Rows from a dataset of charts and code

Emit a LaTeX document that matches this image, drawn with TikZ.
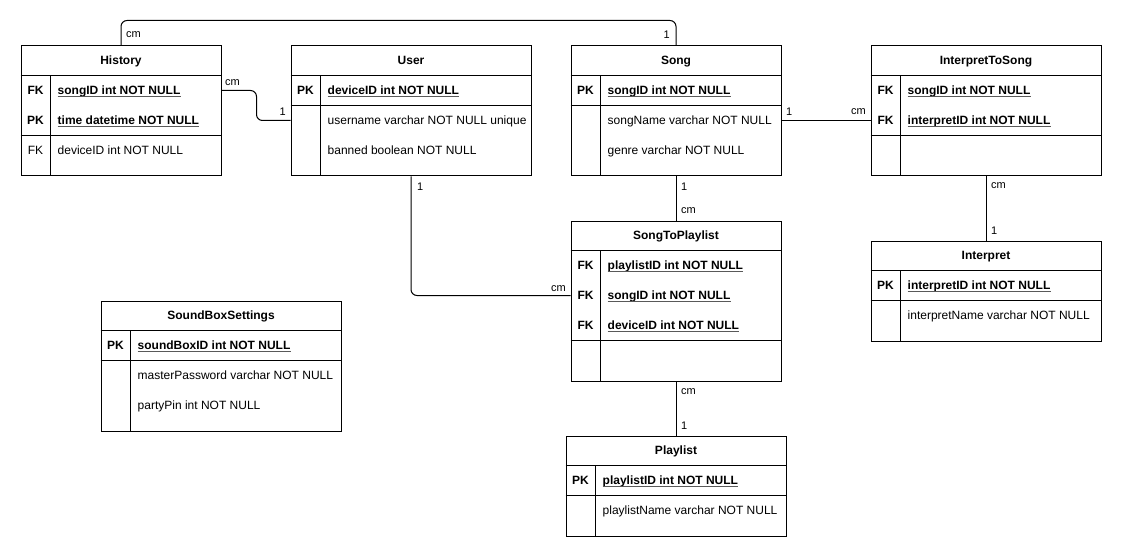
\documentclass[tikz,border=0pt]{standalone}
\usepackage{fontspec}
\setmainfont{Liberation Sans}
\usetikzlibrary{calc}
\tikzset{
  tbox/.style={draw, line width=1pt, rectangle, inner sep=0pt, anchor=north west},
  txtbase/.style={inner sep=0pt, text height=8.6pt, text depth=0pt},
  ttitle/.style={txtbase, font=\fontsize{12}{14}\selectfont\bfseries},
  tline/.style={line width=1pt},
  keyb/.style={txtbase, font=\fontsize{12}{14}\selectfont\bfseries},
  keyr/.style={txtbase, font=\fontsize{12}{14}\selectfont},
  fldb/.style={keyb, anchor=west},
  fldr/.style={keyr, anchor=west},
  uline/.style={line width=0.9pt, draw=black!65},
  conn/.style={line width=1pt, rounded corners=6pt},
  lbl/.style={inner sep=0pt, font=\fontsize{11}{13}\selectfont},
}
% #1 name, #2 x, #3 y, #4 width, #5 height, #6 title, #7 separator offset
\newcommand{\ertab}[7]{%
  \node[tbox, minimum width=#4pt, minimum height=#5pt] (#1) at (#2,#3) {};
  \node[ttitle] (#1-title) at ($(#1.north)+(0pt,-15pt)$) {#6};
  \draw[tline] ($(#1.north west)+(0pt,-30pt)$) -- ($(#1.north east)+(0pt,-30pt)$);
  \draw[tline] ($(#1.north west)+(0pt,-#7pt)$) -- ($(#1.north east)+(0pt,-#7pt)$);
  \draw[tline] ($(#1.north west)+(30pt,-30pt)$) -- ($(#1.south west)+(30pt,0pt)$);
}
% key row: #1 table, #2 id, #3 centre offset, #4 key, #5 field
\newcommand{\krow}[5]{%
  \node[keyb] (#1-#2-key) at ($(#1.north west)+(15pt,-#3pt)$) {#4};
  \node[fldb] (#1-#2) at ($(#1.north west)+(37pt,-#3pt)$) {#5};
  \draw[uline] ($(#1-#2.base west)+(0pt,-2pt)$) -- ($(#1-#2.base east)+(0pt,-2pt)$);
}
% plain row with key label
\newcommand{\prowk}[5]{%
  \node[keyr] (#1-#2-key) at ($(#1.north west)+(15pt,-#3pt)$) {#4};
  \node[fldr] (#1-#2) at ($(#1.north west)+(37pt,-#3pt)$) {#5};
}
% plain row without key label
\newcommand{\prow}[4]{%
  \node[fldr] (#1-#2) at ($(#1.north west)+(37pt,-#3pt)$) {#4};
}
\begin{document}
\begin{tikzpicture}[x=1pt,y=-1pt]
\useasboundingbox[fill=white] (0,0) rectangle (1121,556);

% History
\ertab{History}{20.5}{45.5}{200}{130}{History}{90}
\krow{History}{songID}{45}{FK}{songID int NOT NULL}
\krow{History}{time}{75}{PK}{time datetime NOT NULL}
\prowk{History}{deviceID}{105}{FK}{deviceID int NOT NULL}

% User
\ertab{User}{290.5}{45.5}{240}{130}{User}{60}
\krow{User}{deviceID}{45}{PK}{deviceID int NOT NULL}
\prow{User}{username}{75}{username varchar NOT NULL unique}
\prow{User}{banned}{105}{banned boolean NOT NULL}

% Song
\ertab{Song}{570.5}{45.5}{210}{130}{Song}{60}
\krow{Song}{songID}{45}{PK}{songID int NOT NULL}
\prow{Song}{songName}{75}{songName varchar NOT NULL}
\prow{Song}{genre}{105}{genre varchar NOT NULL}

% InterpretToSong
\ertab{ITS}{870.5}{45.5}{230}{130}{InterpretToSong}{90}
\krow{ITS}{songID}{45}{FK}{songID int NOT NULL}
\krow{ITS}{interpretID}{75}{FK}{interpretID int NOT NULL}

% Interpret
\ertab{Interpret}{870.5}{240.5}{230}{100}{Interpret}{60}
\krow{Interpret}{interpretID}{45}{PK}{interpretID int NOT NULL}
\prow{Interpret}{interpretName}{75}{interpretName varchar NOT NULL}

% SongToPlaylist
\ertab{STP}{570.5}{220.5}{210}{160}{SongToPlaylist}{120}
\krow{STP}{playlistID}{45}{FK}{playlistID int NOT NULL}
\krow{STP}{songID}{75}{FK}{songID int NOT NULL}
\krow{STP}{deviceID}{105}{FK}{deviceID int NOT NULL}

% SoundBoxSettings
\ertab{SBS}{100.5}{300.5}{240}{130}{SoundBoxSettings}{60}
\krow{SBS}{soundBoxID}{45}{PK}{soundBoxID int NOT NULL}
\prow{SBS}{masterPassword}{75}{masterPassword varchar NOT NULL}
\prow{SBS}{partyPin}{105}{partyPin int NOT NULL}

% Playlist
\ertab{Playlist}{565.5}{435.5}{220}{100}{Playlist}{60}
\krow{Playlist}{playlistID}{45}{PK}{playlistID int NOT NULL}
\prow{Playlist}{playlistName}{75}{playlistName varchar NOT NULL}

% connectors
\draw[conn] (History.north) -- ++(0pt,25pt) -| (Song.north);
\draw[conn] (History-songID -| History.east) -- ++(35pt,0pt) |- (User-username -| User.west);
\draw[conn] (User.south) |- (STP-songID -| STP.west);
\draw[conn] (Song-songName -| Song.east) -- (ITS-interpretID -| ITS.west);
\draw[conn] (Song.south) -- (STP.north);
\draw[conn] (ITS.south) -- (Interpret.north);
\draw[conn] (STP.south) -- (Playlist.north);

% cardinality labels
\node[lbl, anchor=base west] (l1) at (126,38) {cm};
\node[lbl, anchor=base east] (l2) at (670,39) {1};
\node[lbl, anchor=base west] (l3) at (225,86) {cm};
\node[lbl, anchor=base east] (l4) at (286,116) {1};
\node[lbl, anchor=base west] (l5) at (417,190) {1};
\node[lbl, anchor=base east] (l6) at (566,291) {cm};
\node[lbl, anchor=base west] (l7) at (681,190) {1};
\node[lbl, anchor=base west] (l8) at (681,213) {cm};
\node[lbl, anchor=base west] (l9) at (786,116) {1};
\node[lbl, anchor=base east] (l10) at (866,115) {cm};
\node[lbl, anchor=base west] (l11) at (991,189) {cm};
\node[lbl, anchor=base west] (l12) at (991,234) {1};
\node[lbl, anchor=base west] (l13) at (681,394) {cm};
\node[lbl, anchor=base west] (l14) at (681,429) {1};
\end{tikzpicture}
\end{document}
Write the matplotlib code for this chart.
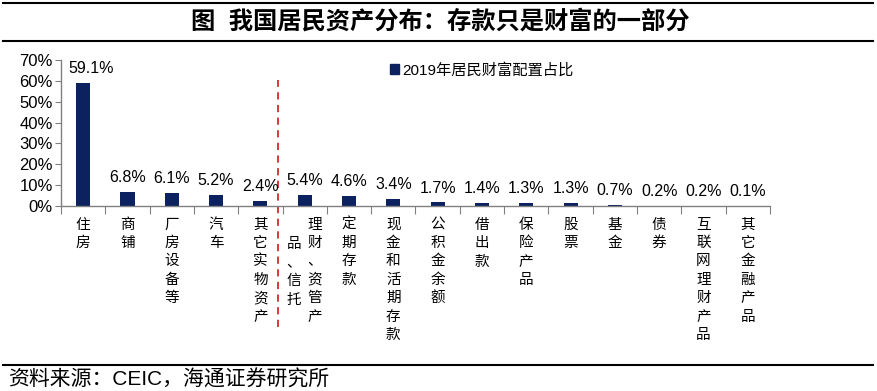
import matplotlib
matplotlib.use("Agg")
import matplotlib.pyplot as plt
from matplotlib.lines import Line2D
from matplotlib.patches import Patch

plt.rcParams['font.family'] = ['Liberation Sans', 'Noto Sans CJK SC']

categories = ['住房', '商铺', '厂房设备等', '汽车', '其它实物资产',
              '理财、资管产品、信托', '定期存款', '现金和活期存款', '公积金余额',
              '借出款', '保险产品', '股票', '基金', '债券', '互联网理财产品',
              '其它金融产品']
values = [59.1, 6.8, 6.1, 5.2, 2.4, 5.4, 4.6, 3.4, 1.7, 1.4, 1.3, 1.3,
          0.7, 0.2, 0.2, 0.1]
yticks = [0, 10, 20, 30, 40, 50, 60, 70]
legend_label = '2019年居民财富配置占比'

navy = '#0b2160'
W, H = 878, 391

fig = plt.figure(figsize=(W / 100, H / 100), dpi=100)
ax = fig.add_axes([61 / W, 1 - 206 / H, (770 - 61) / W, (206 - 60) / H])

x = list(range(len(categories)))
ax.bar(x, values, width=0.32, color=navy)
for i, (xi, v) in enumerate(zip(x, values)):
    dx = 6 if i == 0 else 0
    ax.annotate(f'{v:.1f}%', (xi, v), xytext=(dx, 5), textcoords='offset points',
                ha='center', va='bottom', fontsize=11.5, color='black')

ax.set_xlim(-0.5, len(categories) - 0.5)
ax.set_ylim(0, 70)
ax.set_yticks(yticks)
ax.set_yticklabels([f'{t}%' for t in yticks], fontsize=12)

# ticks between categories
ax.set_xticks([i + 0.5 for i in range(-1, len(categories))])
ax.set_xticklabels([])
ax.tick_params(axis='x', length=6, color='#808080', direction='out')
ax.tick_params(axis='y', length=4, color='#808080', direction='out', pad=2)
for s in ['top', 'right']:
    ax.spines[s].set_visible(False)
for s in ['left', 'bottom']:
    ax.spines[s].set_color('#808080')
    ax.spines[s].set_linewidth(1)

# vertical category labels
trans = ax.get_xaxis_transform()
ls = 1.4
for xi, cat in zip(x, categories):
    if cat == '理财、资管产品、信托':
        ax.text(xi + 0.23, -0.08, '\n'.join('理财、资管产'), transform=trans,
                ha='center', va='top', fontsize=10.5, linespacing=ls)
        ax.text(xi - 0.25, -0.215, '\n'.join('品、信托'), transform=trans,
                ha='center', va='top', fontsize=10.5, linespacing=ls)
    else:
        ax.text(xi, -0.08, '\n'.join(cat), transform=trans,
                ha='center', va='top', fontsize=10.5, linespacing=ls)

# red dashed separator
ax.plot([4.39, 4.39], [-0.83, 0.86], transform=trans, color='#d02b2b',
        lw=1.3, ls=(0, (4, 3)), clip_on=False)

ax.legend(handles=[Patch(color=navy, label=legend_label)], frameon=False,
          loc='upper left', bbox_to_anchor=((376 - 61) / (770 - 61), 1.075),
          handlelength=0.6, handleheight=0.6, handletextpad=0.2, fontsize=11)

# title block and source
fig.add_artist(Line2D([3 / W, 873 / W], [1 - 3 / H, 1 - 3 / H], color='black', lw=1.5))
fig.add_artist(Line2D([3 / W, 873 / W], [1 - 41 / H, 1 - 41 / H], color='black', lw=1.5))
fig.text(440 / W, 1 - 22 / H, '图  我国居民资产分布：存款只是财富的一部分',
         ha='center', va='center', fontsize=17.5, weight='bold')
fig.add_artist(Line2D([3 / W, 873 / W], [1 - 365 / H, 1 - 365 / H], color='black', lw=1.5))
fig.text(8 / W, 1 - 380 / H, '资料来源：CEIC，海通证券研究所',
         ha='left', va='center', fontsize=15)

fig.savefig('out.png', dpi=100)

■ WHAT IS EXPECTED
Write out exactly the lines from the one that has "Write the matplotlib code for this chart." down to the one that has "ax = fig.add_axes([61", including both. Pictures stay out of the copy.

■ SOLUTION FOR THIS TASK
Write the matplotlib code for this chart.
import matplotlib
matplotlib.use("Agg")
import matplotlib.pyplot as plt
from matplotlib.lines import Line2D
from matplotlib.patches import Patch

plt.rcParams['font.family'] = ['Liberation Sans', 'Noto Sans CJK SC']

categories = ['住房', '商铺', '厂房设备等', '汽车', '其它实物资产',
              '理财、资管产品、信托', '定期存款', '现金和活期存款', '公积金余额',
              '借出款', '保险产品', '股票', '基金', '债券', '互联网理财产品',
              '其它金融产品']
values = [59.1, 6.8, 6.1, 5.2, 2.4, 5.4, 4.6, 3.4, 1.7, 1.4, 1.3, 1.3,
          0.7, 0.2, 0.2, 0.1]
yticks = [0, 10, 20, 30, 40, 50, 60, 70]
legend_label = '2019年居民财富配置占比'

navy = '#0b2160'
W, H = 878, 391

fig = plt.figure(figsize=(W / 100, H / 100), dpi=100)
ax = fig.add_axes([61 / W, 1 - 206 / H, (770 - 61) / W, (206 - 60) / H])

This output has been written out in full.